As we're moving closer to the 2016 session, rumors are beginning to circulate about several legislators' plans to revisit teacher tenure and bring No Child Left Behind back to Alabama.

I won't pretend that Alabama's education system needs an overhaul. Our public schools work very well for a select few, but are terribly broken for most of our kids. There are a lot of ways we can fix this, from making sure our education budget is linked to secure and stable funding, creating technical training programs at our high schools, establishing statewide qualified pre-k programs, and so much more.

One way we absolutely cannot fix this is by attacking our teachers.

Aside from parents, teachers spend more time with our children than anyone else. Outside of family, teachers have the largest impact on teaching our children right from wrong, good from bad, motivating their dreams and assuaging their fears. I can think back over my life and point to several key teachers who made me the person I am today, and I'm sure everyone else can, too.

Yet too many in Montgomery see these people as part of the problem, not part of the solution. Rather than asking our teachers, those on the front-lines every day, how we can improve education, they're looking to reform tenure and tell our teachers how to teach--insisting they teach to the requirements of the test, rather than teach to the requirements of our children

Could you imagine your frustration if policymakers in Montgomery started passing legislation and regulations to tell you how to do the day-to-day aspects of your job? It would be overbearing, and perhaps that's why we're losing so many talented teachers to the private sector.

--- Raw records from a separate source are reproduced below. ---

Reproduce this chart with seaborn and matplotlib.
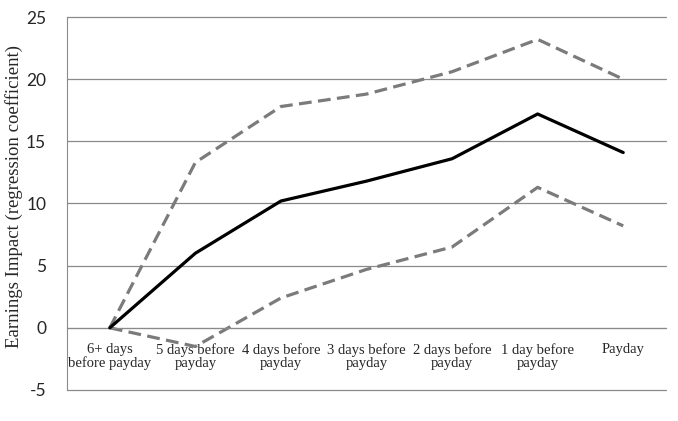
import numpy as np
import pandas as pd
import matplotlib
matplotlib.use("Agg")
import matplotlib.pyplot as plt
import seaborn as sns

categories = ["6+ days\nbefore payday", "5 days before\npayday", "4 days before\npayday",
              "3 days before\npayday", "2 days before\npayday", "1 day before\npayday", "Payday"]
estimate = [0, 6.0, 10.2, 11.8, 13.6, 17.2, 14.1]
upper_ci = [0, 13.3, 17.8, 18.8, 20.6, 23.2, 20.0]
lower_ci = [0, -1.5, 2.4, 4.7, 6.5, 11.3, 8.2]
y_ticks = [-5, 0, 5, 10, 15, 20, 25]

sns.set_style("white")
plt.rcParams['font.family'] = ['Liberation Serif', 'DejaVu Serif']

df = pd.DataFrame({'pos': np.arange(len(categories)),
                   'estimate': estimate, 'upper': upper_ci, 'lower': lower_ci})

fig = plt.figure(figsize=(6.78, 4.21), dpi=100)
ax = fig.add_axes([67/678, 1 - 390/421, (666 - 67)/678, (390 - 17)/421])

grid_col = '#8a8a8a'
for y in y_ticks:
    ax.axhline(y, color=grid_col, lw=0.9, zorder=0, clip_on=False)

sns.lineplot(data=df, x='pos', y='upper', ax=ax, color='#7b7b7b', lw=2.3, zorder=2)
ax.lines[-1].set_dashes((4, 2))
sns.lineplot(data=df, x='pos', y='lower', ax=ax, color='#7b7b7b', lw=2.3, zorder=2)
ax.lines[-1].set_dashes((4, 2))
sns.lineplot(data=df, x='pos', y='estimate', ax=ax, color='black', lw=2.3, zorder=3)

ax.set_xlim(-0.5, len(categories) - 0.5)
ax.set_ylim(-5, 25)

# x axis sits on the zero line, ticks between categories
ax.spines['bottom'].set_position(('data', 0))
ax.spines['bottom'].set_color(grid_col)
ax.spines['left'].set_color(grid_col)
ax.spines['top'].set_visible(False)
ax.spines['right'].set_visible(False)

ax.set_xticks(df['pos'])
ax.set_xticklabels(categories, fontsize=10.5, linespacing=1.05)
ax.set_xticks(np.arange(-0.5, len(categories)), minor=True)
ax.tick_params(axis='x', which='major', length=0, pad=11)
ax.tick_params(axis='x', which='minor', length=4, direction='out', color=grid_col, width=0.9)

ax.set_yticks(y_ticks)
ax.set_yticklabels([str(v) for v in y_ticks], fontsize=12.5, family=['Lato', 'DejaVu Sans'])
ax.tick_params(axis='y', length=0, pad=15)

ax.set_xlabel('')
ax.set_ylabel('Earnings Impact (regression coefficient)', fontsize=13.5)
ax.yaxis.set_label_coords((23 - 67) / 599, 0.52)

fig.savefig('out.png', dpi=100)
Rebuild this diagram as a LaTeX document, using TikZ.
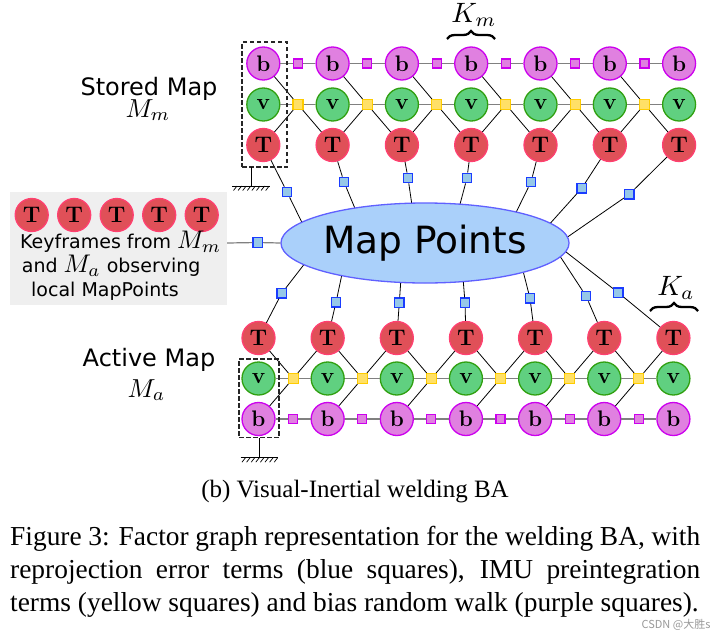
\documentclass[tikz,border=0pt]{standalone}
\usepackage{graphicx}
\usepackage{fontspec}
\usetikzlibrary{calc,shapes.geometric,decorations.pathreplacing}
\newfontfamily\dejavu{DejaVu Sans}
\newfontfamily\timesf{Liberation Serif}
\newfontfamily\cjkf{Noto Sans CJK SC}
\newcommand{\mymath}[2]{\scalebox{#1}{\fontsize{10}{12}\selectfont$#2$}}
\definecolor{bfill}{RGB}{224,128,224}
\definecolor{bdraw}{RGB}{204,0,238}
\definecolor{vfill}{RGB}{96,208,128}
\definecolor{vdraw}{RGB}{48,160,16}
\definecolor{tfill}{RGB}{224,80,88}
\definecolor{tdraw}{RGB}{255,64,112}
\definecolor{yfill}{RGB}{255,224,102}
\definecolor{ydraw}{RGB}{255,204,0}
\definecolor{qfill}{RGB}{150,200,232}
\definecolor{qdraw}{RGB}{26,60,255}
\definecolor{mpfill}{RGB}{170,208,250}
\definecolor{mpdraw}{RGB}{96,96,255}
\definecolor{boxgray}{RGB}{239,239,239}
\definecolor{linkgray}{RGB}{128,128,128}
\tikzset{
  varnode/.style={circle, minimum size=33pt, inner sep=0pt, line width=1.3pt,
    font=\fontsize{22.5}{22.5}\selectfont\bfseries},
  bnode/.style={varnode, draw=bdraw, fill=bfill},
  vnode/.style={varnode, draw=vdraw, fill=vfill},
  tnode/.style={varnode, draw=tdraw, fill=tfill},
  psq/.style={rectangle, minimum size=9pt, inner sep=0pt, line width=1.1pt, draw=bdraw, fill=bfill},
  ysq/.style={rectangle, minimum size=10pt, inner sep=0pt, line width=1.1pt, draw=ydraw, fill=yfill},
  bsq/.style={rectangle, minimum size=9.5pt, inner sep=0pt, line width=1.2pt, draw=qdraw, fill=qfill},
  glink/.style={draw=linkgray, line width=1.5pt},
  klink/.style={draw=black, line width=0.8pt},
  dbox/.style={draw=black!85, dashed, dash pattern=on 4.5pt off 2.5pt, line width=1.2pt},
  ground/.style={draw=black, line width=1pt},
  kbrace/.style={draw=black, line width=2.3pt, decorate, decoration={brace, amplitude=8pt}},
  mathlab/.style={inner sep=0pt},
  sanslab/.style={font=\dejavu\fontsize{24}{24}\selectfont, inner sep=0pt},
  kftext/.style={font=\dejavu\fontsize{19}{19}\selectfont, anchor=base west, inner sep=0pt},
}
\begin{document}
\begin{tikzpicture}[x=1pt,y=-1pt]
\useasboundingbox (0,0) rectangle (725,632);
\fill[white] (0,0) rectangle (725,632);

% ---------- Stored map (top) ----------
\foreach \i in {1,...,7}{
  \pgfmathsetmacro\xx{263.3+(\i-1)*69.3}
  \node[bnode] (bm\i) at (\xx,63.5) {b};
  \node[vnode] (vm\i) at (\xx,104.5) {v};
  \node[tnode] (Tm\i) at (\xx,145) {T};
}
\foreach \i [count=\j from 2] in {1,...,6}{
  \node[psq] (pm\i) at ($(bm\i)!0.5!(bm\j)$) {};
  \node[ysq] (ym\i) at ($(vm\i)!0.5!(vm\j)$) {};
  \draw[glink] (bm\i) -- (pm\i) -- (bm\j);
  \draw[glink] (vm\i) -- (ym\i) -- (vm\j);
  \draw[klink] (ym\i) -- (bm\i);
  \draw[klink] (ym\i) -- (Tm\i);
  \draw[klink] (ym\i) -- (Tm\j);
}

% ---------- Active map (bottom) ----------
\foreach \i in {1,...,7}{
  \pgfmathsetmacro\xx{258.5+(\i-1)*69.15}
  \node[tnode] (Ta\i) at (\xx,338) {T};
  \node[vnode] (va\i) at (\xx,378.5) {v};
  \node[bnode] (ba\i) at (\xx,419) {b};
}
\foreach \i [count=\j from 2] in {1,...,6}{
  \node[psq] (pa\i) at ($(ba\i)!0.5!(ba\j)$) {};
  \node[ysq] (ya\i) at ($(va\i)!0.5!(va\j)$) {};
  \draw[glink] (ba\i) -- (pa\i) -- (ba\j);
  \draw[glink] (va\i) -- (ya\i) -- (va\j);
  \draw[klink] (ya\i) -- (ba\i);
  \draw[klink] (ya\i) -- (Ta\i);
  \draw[klink] (ya\i) -- (Ta\j);
}

% ---------- reprojection factors ----------
\foreach \i/\qx/\qy/\ex/\ey in {1/287/192/302/222.6, 2/344/182/355/208.5, 3/408/178/411.7/203.3,
    4/467/178/460/204.2, 5/531/182/516/212.5, 6/581.7/188.3/550/223.6, 7/629.3/194.3/567.5/237}{
  \node[bsq] (qm\i) at (\qx,\qy) {};
  \coordinate (em\i) at (\ex,\ey);
  \draw[klink] (Tm\i) -- (qm\i) -- (em\i);
}
\foreach \i/\qx/\qy/\ex/\ey in {1/281.7/293.3/304/264.5, 2/336/302.3/341.7/275.5, 3/399.3/302.7/400.7/282.4,
    4/465/302.7/463.3/281.5, 5/530/298.3/523.3/272, 6/586/296/560/256.2, 7/618.3/292.7/565/251.2}{
  \node[bsq] (qa\i) at (\qx,\qy) {};
  \coordinate (fa\i) at (\ex,\ey);
  \draw[klink] (Ta\i) -- (qa\i) -- (fa\i);
}

% ---------- Map points ----------
\node[ellipse, draw=mpdraw, fill=mpfill, line width=1.3pt, minimum width=286pt, minimum height=80pt,
      inner sep=0pt, font=\dejavu\fontsize{37.5}{37.5}\selectfont] (mp) at (425,243) {Map Points};

% ---------- Keyframe box ----------
\node[rectangle, fill=boxgray, minimum width=216.7pt, minimum height=113.3pt, inner sep=0pt,
      anchor=north west] (kf) at (10,191.7) {};
\foreach \i in {1,...,5}{
  \node[tnode] (kt\i) at (31.7+42.5*\i-42.5,215) {T};
}
\node[kftext] (kl1) at (20,248.3) {Keyframes from \mymath{2.55}{M_m}};
\node[kftext] (kl2) at (21.7,272.7) {and \mymath{2.55}{M_a} observing};
\node[kftext] (kl3) at (31,296.7) {local MapPoints};
\node[bsq] (ql) at (257.7,242.5) {};
\draw[linkgray, line width=1.2pt] (mp.west -| kf.east) -- (ql) -- (mp.west);

% ---------- Dashed boxes and grounds ----------
\node[dbox, minimum width=45pt, minimum height=125pt, inner sep=0pt] (gm) at (264.5,104.5) {};
\coordinate (gmt) at (251.7,167);
\coordinate (gmb) at (251.7,186);
\draw[ground] (gmt) -- (gmb);
\draw[ground] (232,186) -- (270,186);
\foreach \k in {0,...,7} \draw[line width=0.7pt] (237+\k*4.6,186) -- ++(-3.5,4.5);

\node[dbox, minimum width=40pt, minimum height=78.7pt, inner sep=0pt] (ga) at (259,398.3) {};
\coordinate (gat) at (259.8,437.7);
\coordinate (gab) at (259.8,457.7);
\draw[ground] (gat) -- (gab);
\draw[ground] (240.7,457.7) -- (278.3,457.7);
\foreach \k in {0,...,7} \draw[line width=0.7pt] (245.5+\k*4.6,457.7) -- ++(-3.5,4.5);

% ---------- Braces ----------
\coordinate (kmA) at (447,39);
\coordinate (kmB) at (495,39);
\draw[kbrace] (kmA) -- (kmB);
\node[mathlab, anchor=base] (kml) at (474,22) {\mymath{2.8}{K_m}};
\coordinate (kaA) at (650,311);
\coordinate (kaB) at (698,311);
\draw[kbrace] (kaA) -- (kaB);
\node[mathlab, anchor=base] (kal) at (676,295) {\mymath{2.8}{K_a}};

% ---------- Map labels ----------
\node[sanslab, anchor=base] (sm) at (149,95) {Stored Map};
\node[mathlab, anchor=base] (smm) at (148,117) {\mymath{2.6}{M_m}};
\node[sanslab, anchor=base] (am) at (149,366.7) {Active Map};
\node[mathlab, anchor=base] (amm) at (146.5,397) {\mymath{2.6}{M_a}};

% ---------- Captions ----------
\node[anchor=base, inner sep=0pt, font=\timesf\fontsize{25}{25}\selectfont] (sub) at (355,497)
  {(b) Visual-Inertial welding BA};
\node[anchor=base west, inner sep=0pt, font=\timesf\fontsize{27.4}{27.4}\selectfont] (c1) at (10,545)
  {\makebox[690pt][s]{Figure 3: Factor graph representation for the welding BA, with}};
\node[anchor=base west, inner sep=0pt, font=\timesf\fontsize{27.4}{27.4}\selectfont] (c2) at (10,578)
  {\makebox[690pt][s]{reprojection error terms (blue squares), IMU preintegration}};
\node[anchor=base west, inner sep=0pt, font=\timesf\fontsize{27.4}{27.4}\selectfont] (c3) at (10,611)
  {terms (yellow squares) and bias random walk (purple squares).};
\node[anchor=base, inner sep=0pt, text=black!40, font=\cjkf\fontsize{11}{11}\selectfont] (wm) at (676,628)
  {CSDN @大胜s};
\end{tikzpicture}
\end{document}
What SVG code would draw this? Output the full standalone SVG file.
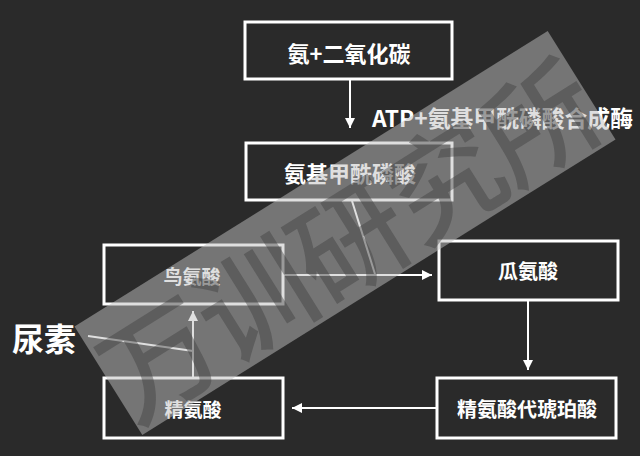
<svg xmlns="http://www.w3.org/2000/svg" width="640" height="456" viewBox="0 0 640 456">
  <defs>
    <marker id="arrow" viewBox="0 0 10 10" refX="10" refY="5" markerWidth="10" markerHeight="10" markerUnits="userSpaceOnUse" orient="auto">
      <path d="M0,0 L10,5 L0,10 z" fill="#ffffff"/>
    </marker>
    <clipPath id="band">
      <rect x="-279" y="-64" width="558" height="128"/>
    </clipPath>
  </defs>
  <style>
    .box { fill: none; stroke: #ffffff; stroke-width: 3; }
    .t { fill: #ffffff; font-family: "Noto Sans CJK SC", "Liberation Sans", sans-serif; font-weight: bold; text-anchor: middle; dominant-baseline: central; }
    .lg { font-size: 22px; }
    .sm { font-size: 19px; }
    .ln { stroke: #ffffff; stroke-width: 2; fill: none; }
    .wm { fill: #3c3c3c; fill-opacity: 0.42; font-family: "Noto Sans CJK SC", sans-serif; font-weight: 500; font-size: 114px; text-anchor: middle; dominant-baseline: central; }
  </style>
  <rect x="0" y="0" width="640" height="456" fill="#2a2a2a"/>

  <g id="n-ammonia-co2">
    <rect class="box" x="245" y="22" width="207" height="57"/>
    <text class="t lg" x="349" y="52">氨+二氧化碳</text>
  </g>
  <g id="n-carbamoyl-phosphate">
    <rect class="box" x="246" y="143" width="206" height="57"/>
    <text class="t lg" x="350" y="172">氨基甲酰磷酸</text>
  </g>
  <g id="n-ornithine">
    <rect class="box" x="104" y="245" width="179" height="59"/>
    <text class="t sm" x="192" y="275">鸟氨酸</text>
  </g>
  <g id="n-citrulline">
    <rect class="box" x="439" y="241" width="179" height="59"/>
    <text class="t sm" x="528" y="270" style="font-size:20px">瓜氨酸</text>
  </g>
  <g id="n-arginine">
    <rect class="box" x="104" y="378" width="179" height="60"/>
    <text class="t sm" x="193" y="408">精氨酸</text>
  </g>
  <g id="n-argininosuccinate">
    <rect class="box" x="437" y="378" width="179" height="60"/>
    <text class="t sm" x="527" y="408" style="font-size:20px">精氨酸代琥珀酸</text>
  </g>
  <g id="n-urea">
    <text class="t" x="44" y="337" style="font-size:32px">尿素</text>
  </g>

  <g id="connectors">
    <line class="ln" x1="350" y1="80" x2="350" y2="128" marker-end="url(#arrow)"/>
    <text class="t" x="372" y="117" style="text-anchor:start;font-size:22.8px">ATP+氨基甲酰磷酸合成酶</text>
    <line class="ln" x1="283" y1="275" x2="432" y2="275" marker-end="url(#arrow)"/>
    <line class="ln" x1="352" y1="201" x2="375" y2="274"/>
    <line class="ln" x1="528" y1="301" x2="528" y2="370" marker-end="url(#arrow)"/>
    <line class="ln" x1="436" y1="408" x2="292" y2="408" marker-end="url(#arrow)"/>
    <line class="ln" x1="193" y1="377" x2="193" y2="311" marker-end="url(#arrow)"/>
    <line class="ln" x1="88" y1="336" x2="193" y2="351"/>
  </g>

  <g id="watermark" transform="translate(345 233) rotate(-32)">
    <rect x="-279" y="-64" width="558" height="128" fill="#c0c0c0" fill-opacity="0.5"/>
    <g clip-path="url(#band)">
      <text class="wm" x="-224" y="2">万</text>
      <text class="wm" x="-112" y="2">训</text>
      <text class="wm" x="0" y="2">研</text>
      <text class="wm" x="112" y="2">究</text>
      <text class="wm" x="224" y="2">所</text>
    </g>
  </g>
</svg>
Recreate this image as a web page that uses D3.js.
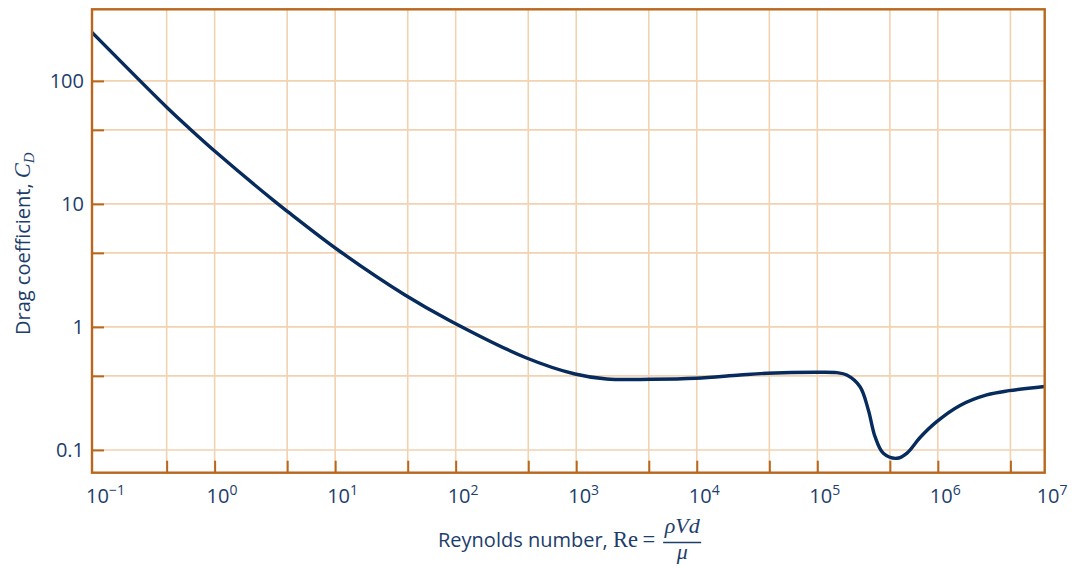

No two children in this state are exactly alike: no two children come from the same circumstances or learn in the same way or have the same hopes and dreams for their future. Asking our teachers to fit all of these children into a cookie-cutter standardized test in order to get paid is not just unfair, it's a disservice to our children. Teachers undergo years of schooling to learn how to teach to the student, to recognize problems as they arise, and to make sure all children are getting a quality education.

Nobody knows how to teach our children better than our educators, and I think it's time we let them do their jobs and pay them like the professionals they are. That absolutely doesn't mean undermining their strategies and undercutting their paychecks. Because our children deserve better, our teachers deserve better. Let's find solutions to the problems that face Alabama without throwing our teachers under the school bus.